We used two scatter plots to discover the relationship between quantitative variables, namely age vs. charges, and BMI vs. charges.

The scatter plot on the left hand side indicates the relationship between BMI and medical charges. There’s no clear pattern in the graph. The plot on the right hand side shows the relationship between age and charges. There are three clusters with similar slopes, growing as the age increases. When we take sex and smoking status into concern, it shows that there’s no clear difference in distribution between sexes, while the smoking status tells us more interesting information.

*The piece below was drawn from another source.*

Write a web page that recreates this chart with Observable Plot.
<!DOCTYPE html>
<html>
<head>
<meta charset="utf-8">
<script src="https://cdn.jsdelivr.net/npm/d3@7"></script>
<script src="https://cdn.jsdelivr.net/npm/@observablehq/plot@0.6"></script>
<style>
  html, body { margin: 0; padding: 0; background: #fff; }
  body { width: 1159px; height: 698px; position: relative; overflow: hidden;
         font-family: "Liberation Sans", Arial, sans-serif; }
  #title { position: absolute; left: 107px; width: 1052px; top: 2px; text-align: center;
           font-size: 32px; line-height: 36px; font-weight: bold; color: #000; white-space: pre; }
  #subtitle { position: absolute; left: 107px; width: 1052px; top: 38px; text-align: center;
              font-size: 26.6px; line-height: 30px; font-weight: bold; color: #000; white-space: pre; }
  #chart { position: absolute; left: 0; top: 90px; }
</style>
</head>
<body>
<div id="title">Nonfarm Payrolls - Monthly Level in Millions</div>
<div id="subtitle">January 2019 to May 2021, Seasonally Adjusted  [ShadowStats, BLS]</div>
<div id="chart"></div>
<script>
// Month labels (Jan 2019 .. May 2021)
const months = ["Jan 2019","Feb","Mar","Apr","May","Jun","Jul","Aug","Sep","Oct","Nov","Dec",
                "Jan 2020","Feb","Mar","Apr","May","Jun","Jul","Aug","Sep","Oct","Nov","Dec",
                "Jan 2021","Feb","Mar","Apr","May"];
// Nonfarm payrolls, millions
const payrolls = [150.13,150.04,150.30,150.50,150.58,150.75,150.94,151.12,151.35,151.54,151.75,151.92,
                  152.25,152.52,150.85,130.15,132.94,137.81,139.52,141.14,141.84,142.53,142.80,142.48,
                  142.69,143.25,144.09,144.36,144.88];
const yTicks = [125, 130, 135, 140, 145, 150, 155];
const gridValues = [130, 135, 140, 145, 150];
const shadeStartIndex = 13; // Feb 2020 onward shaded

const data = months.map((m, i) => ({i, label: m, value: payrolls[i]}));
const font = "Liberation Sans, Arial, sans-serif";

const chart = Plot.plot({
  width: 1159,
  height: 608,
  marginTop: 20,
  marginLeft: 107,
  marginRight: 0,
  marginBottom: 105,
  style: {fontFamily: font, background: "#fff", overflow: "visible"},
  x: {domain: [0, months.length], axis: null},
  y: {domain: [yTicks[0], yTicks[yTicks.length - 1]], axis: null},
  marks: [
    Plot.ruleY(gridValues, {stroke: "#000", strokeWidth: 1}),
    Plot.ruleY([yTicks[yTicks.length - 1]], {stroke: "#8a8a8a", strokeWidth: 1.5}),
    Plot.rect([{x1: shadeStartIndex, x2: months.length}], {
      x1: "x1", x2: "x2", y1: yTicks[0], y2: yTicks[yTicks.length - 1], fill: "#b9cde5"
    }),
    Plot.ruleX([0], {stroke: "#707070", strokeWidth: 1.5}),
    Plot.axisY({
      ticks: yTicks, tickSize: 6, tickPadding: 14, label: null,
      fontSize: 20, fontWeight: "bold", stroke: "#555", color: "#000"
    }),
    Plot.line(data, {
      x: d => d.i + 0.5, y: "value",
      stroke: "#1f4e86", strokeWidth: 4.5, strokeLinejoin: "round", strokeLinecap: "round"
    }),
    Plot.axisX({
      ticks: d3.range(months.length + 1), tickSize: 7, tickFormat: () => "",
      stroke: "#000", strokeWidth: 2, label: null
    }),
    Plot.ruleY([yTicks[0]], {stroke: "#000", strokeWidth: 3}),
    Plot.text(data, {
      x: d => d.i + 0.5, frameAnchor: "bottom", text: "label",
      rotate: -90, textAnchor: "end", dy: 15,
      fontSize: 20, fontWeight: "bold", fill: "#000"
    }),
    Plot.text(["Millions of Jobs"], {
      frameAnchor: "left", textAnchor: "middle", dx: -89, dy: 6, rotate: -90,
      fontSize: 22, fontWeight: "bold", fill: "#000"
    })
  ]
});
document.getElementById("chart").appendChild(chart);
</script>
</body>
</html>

The BMI-vs-charges graph implies a positive correlation between BMI and medical charges within smokers. The age-vs-chages graph shows that smokers dominate the highest cluster, non smokers the lowest. These two graphs are later used in the interactive dashboard.

Design Approach

We developed our design approach by analyzing our target audience’s tasks. We aim to allow users to play with the data and find out the relationship between medical costs and factors of their choice, such as age, gender, and region. Using Munzner’s framework of task abstraction, we identify our audience’s goal at the highest level is to discover the relationship between medical costs and other factors. At the lower level, our design should allow users to compare between different groups, such as age, sex, and region. Due to the simplicity of our data (only 7 attributes and 1338 records) and the lack of granularity, our design doesn’t emphasize the mid-level tasks such as looking up and locating.

To support discovery of the relationship between quantitative variables, we designed a scatter plot where users can choose the x-axis. The y-axis is fixed and indicates the medical costs. Furthermore, to support the visual queries of comparing groups of data, such as male vs. female, and smoker vs. non-smoker, we used a pre-attentive visual primitive, namely colors (Ware, p.29). When choosing “breakdown by sex” or “breakdown by smoking status”, the spots will be divided into two colors. When breaking down by sex, it is difficult to separate the two colors, which indicate male and female, from each other. On the other hand, when breaking down by smoking status, the red spots indicating smokers pop up and show a clear trend different from the green spots, which indicates non-smokers.

The principle of soundness/utility/attractiveness were used in the design. The infographics gives a detailed overview of the factors that affect medical cost in the Northwest, Northeast, Southwest and Southeast region of the United States. It shows the Sex and number of records for each age group. It also shows how age and lifestyle (smoking) plays a factor in medical cost. All information in the infographics are truthful and honest. The data representation and credible analysis was gotten from Medical Cost Personal Dataset. Simple illustrations were used which complements the data conveyed in the infographic. Being a medical related topic, white was used as the background colour as it is associated with medicine/hospital. For the age factor, bold colours were used for the younger age range as it signifies strength and agility that comes with young age while warm colours were used for the older age range as it signifies security. Furthermore, two font sizes were used, one for heading and subheading while the other for body. All texts were aligned evenly. Overall, infogram was a great tool to use expect for one or two challenges we had- we found it difficult to customise the pictogram template to our desired choice.

Reference

Meperezcuello. (2019). Medical Cost Personal Dataset. Retrieved from https://gist.github.com/meperezcuello/82a9f1c1c473d6585e750ad2e3c05a41#file-readme-md.
Munzner, T. (2014). Visualization analysis and design. Boca Raton: CRC Press.
Ware, C. (2008). Visual thinking for design. Burlington, MA: Morgan Kaufmann.